We don’t go around calling every market a paradox of value but ya clothes are valuable or I’d freeze. Oxygen is interesting because it causes death quickly when you don’t have it but the supply curve for the earth is unlimited quanitity at zero costs on earth.

Paradox of value is not a market, it's a phenomenon that can appear in any market: some things have a higher price than others that seem more necessary. It's something that must be explaned by the theory, and every economical theory (eg theory of labour value) has tried to explain it.

Supply and demand cruve intersecting is just a possible explanation of this phenomenon in marginal utility theory. Perhaps someone one day will come with a better theory and a better explanation, but as long as it is an economical theory it will have to provide an explanation for the paradox of value.
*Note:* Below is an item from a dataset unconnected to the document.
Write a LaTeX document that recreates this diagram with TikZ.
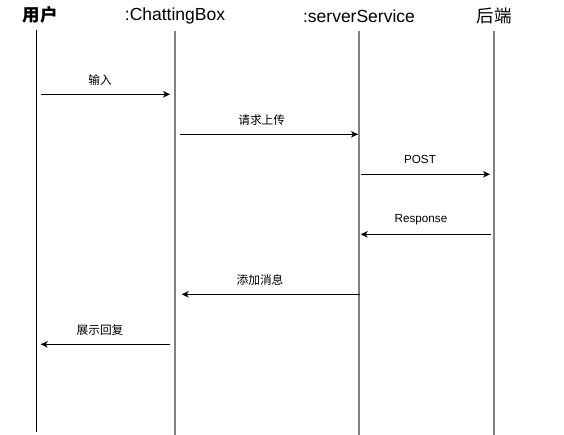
\documentclass[tikz,border=0pt]{standalone}
\usepackage{fontspec}
\setmainfont{Liberation Sans}
\newfontfamily\cjk{Noto Sans CJK SC}
\usetikzlibrary{arrows.meta}
\definecolor{lifegray}{HTML}{808080}
\tikzset{
  head/.style={inner sep=0pt,font=\fontsize{17.5}{20}\selectfont},
  lifeline/.style={draw=lifegray,line width=1.4pt},
  msg/.style={line width=0.9pt,-{Stealth[length=7pt,width=6.5pt,inset=2pt]}},
  msglabel/.style={inner sep=0pt,font=\fontsize{11.7}{14}\selectfont}
}

\begin{document}
\begin{tikzpicture}[x=1pt,y=-1pt]
\useasboundingbox (0,0) rectangle (564,435);
\node[head] (user) at (40.3,15) {\cjk\bfseries 用户};
\node[head] (chat) at (175,16) {:ChattingBox};
\node[head] (server) at (359,16) {:serverService};
\node[head] (backend) at (494,16) {\cjk 后端};
\draw[line width=1pt] (36,30) coordinate (userT) -- (36,432) coordinate (userB);
\foreach \name/\x in {chat/175,server/359,backend/494}
  \draw[lifeline] (\x,31) coordinate (\name T) -- (\x,435) coordinate (\name B);
\coordinate (in1) at (40.7,94.3);
\coordinate (in2) at (170,94.3);
\coordinate (up1) at (180,134.3);
\coordinate (up2) at (358,134.3);
\coordinate (post1) at (360.7,174.3);
\coordinate (post2) at (490,174.3);
\coordinate (resp1) at (490.7,234.3);
\coordinate (resp2) at (360.7,234.3);
\coordinate (add1) at (360,294.3);
\coordinate (add2) at (181.7,294.3);
\coordinate (show1) at (170,344.3);
\coordinate (show2) at (40.7,344.3);
\draw[msg] (in1) -- (in2);
\draw[msg] (up1) -- (up2);
\draw[msg] (post1) -- (post2);
\draw[msg] (resp1) -- (resp2);
\draw[msg] (add1) -- (add2);
\draw[msg] (show1) -- (show2);
\node[msglabel] (inL) at (100,80) {\cjk 输入};
\node[msglabel] (upL) at (261.7,120) {\cjk 请求上传};
\node[msglabel] (postL) at (420,159.5) {POST};
\node[msglabel] (respL) at (421,219.5) {Response};
\node[msglabel] (addL) at (260,280) {\cjk 添加消息};
\node[msglabel] (showL) at (100,330) {\cjk 展示回复};
\end{tikzpicture}
\end{document}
Seems like you are debating the entirety of Econ theory the stuff everyone agrees with that’s taught in intro to micro.

No I'm just explaining you the difference between the facts (the explicanda of the theory), like the price of diamonds and water, and the explanation of those facts (the theory itself), like supply and demand. It is true, however, that the theory is always more precarious than the facts

As someone whose read probably about a 1000 Econ textbooks I have no idea what you are talking about.

Supply and demand curves aren’t some theory. You can actually derive them thru studies and experiment on them.
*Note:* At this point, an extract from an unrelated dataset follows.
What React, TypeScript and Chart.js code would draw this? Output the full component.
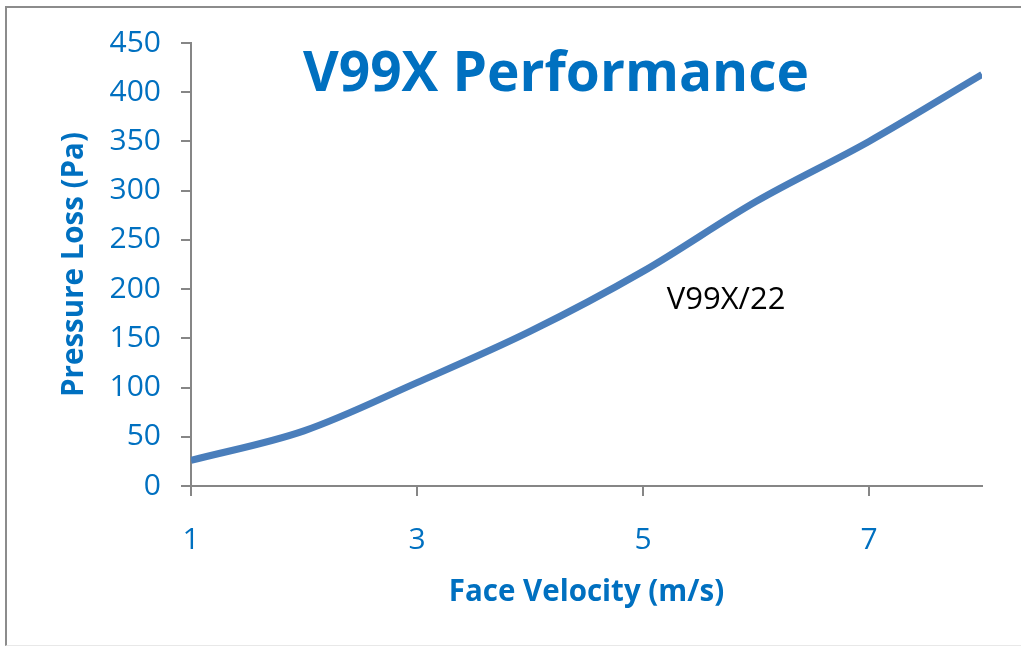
import { useEffect, useRef } from "react";
import { Chart, registerables } from "chart.js";

Chart.register(...registerables);

const faceVelocity = [1, 2, 3, 4, 5, 6, 7, 8];
const pressureLoss = [26, 56, 105, 157, 218, 289, 350, 418];
const xTickValues = [1, 3, 5, 7];
const chartTitle = "V99X Performance";
const seriesLabel = "V99X/22";
const seriesLabelAt = { x: 5.21, y: 189 };
const xTitle = "Face Velocity (m/s)";
const yTitle = "Pressure Loss (Pa)";

const BLUE = "#0070C0";
const LINE = "#4A7EBB";
const AXIS = "#868686";
const FONT = "'Open Sans', 'Noto Sans', sans-serif";

const W = 1021;
const H = 648;

export default function App() {
  const ref = useRef<HTMLCanvasElement | null>(null);

  useEffect(() => {
    if (!ref.current) return;
    const overlay = {
      id: "overlay",
      afterDraw(chart: any) {
        const ctx = chart.ctx;
        ctx.save();
        ctx.fillStyle = BLUE;
        ctx.font = `bold 55px ${FONT}`;
        ctx.textAlign = "center";
        ctx.textBaseline = "alphabetic";
        ctx.fillText(chartTitle, 556, 91);
        const xs = chart.scales.x;
        const ys = chart.scales.y;
        ctx.fillStyle = "#000000";
        ctx.font = `31px ${FONT}`;
        ctx.textAlign = "left";
        ctx.textBaseline = "middle";
        ctx.fillText(seriesLabel, xs.getPixelForValue(seriesLabelAt.x), ys.getPixelForValue(seriesLabelAt.y));
        ctx.restore();
      },
    };
    const chart = new Chart(ref.current, {
      type: "line",
      data: {
        datasets: [
          {
            label: seriesLabel,
            data: faceVelocity.map((x, i) => ({ x, y: pressureLoss[i] })),
            borderColor: LINE,
            borderWidth: 7,
            pointRadius: 0,
            cubicInterpolationMode: "monotone",
            fill: false,
            borderCapStyle: "butt",
          },
        ],
      },
      options: {
        responsive: false,
        animation: false,
        layout: { padding: { left: 10, top: 43, right: 39, bottom: 0 } },
        plugins: { legend: { display: false }, title: { display: false }, tooltip: { enabled: false } },
        scales: {
          x: {
            type: "linear",
            min: 1,
            max: 8,
            afterBuildTicks: (s: any) => {
              s.ticks = xTickValues.map((v) => ({ value: v }));
            },
            afterFit: (s: any) => {
              s.height = H - 486;
            },
            grid: { display: true, drawOnChartArea: false, drawTicks: true, tickLength: 10, color: AXIS, lineWidth: 2 },
            border: { display: true, color: AXIS, width: 2 },
            ticks: { color: BLUE, font: { family: FONT, size: 30 }, padding: 26, maxRotation: 0 },
            title: {
              display: true,
              text: xTitle,
              color: BLUE,
              font: { family: FONT, size: 29.5, weight: "bold" },
              padding: { top: 0, bottom: 38 },
            },
          },
          y: {
            min: 0,
            max: 450,
            afterFit: (s: any) => {
              s.width = 191 - 10;
            },
            ticks: { stepSize: 50, color: BLUE, font: { family: FONT, size: 30 }, padding: 20 },
            grid: { display: true, drawOnChartArea: false, drawTicks: true, tickLength: 10, color: AXIS, lineWidth: 2 },
            border: { display: true, color: AXIS, width: 2 },
            title: {
              display: true,
              text: yTitle,
              color: BLUE,
              font: { family: FONT, size: 29.5, weight: "bold" },
              padding: { top: 47, bottom: 0 },
            },
          },
        },
      },
      plugins: [overlay],
    } as any);
    return () => chart.destroy();
  }, []);

  return (
    <div style={{ position: "fixed", left: 0, top: 0, width: W, height: H, background: "#ffffff", overflow: "hidden" }}>
      <div
        style={{
          position: "absolute",
          left: 5,
          top: 6,
          width: W,
          height: H - 8,
          borderLeft: "2px solid #8c8c8c",
          borderTop: "2px solid #8c8c8c",
          borderBottom: "1px solid #e8e8e8",
          boxSizing: "border-box",
        }}
      />
      <canvas ref={ref} width={W} height={H} style={{ position: "absolute", left: 0, top: 0 }} />
    </div>
  );
}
Authority argument are bad arguments, especially when they are about yourself.

A lot of theories (like quantum physics and evolution theory) derive from experiments. How does that make them non-theories? And because they are theories, they might be replaced by something better one day. However, the fact they explain will remain the same (excepted if we prove they were illusory). Things like that occured when subjective theory of value replaced objective theory of value, or when Einstein replaced Galileo.

But some specialist are unable to see the difference between the theory they learned and the fact it's supposed to explain. Most of the time they are the last ones supporting the old theory when everyone has moved on.

Lol. So I’ll put it at a .001% you are Einstein and all the Econ textbooks are wrong. And the reverse that their results are correct.

More effort than this, please.

When did I say I have a better theory? I just said one day it might be replaced by something else.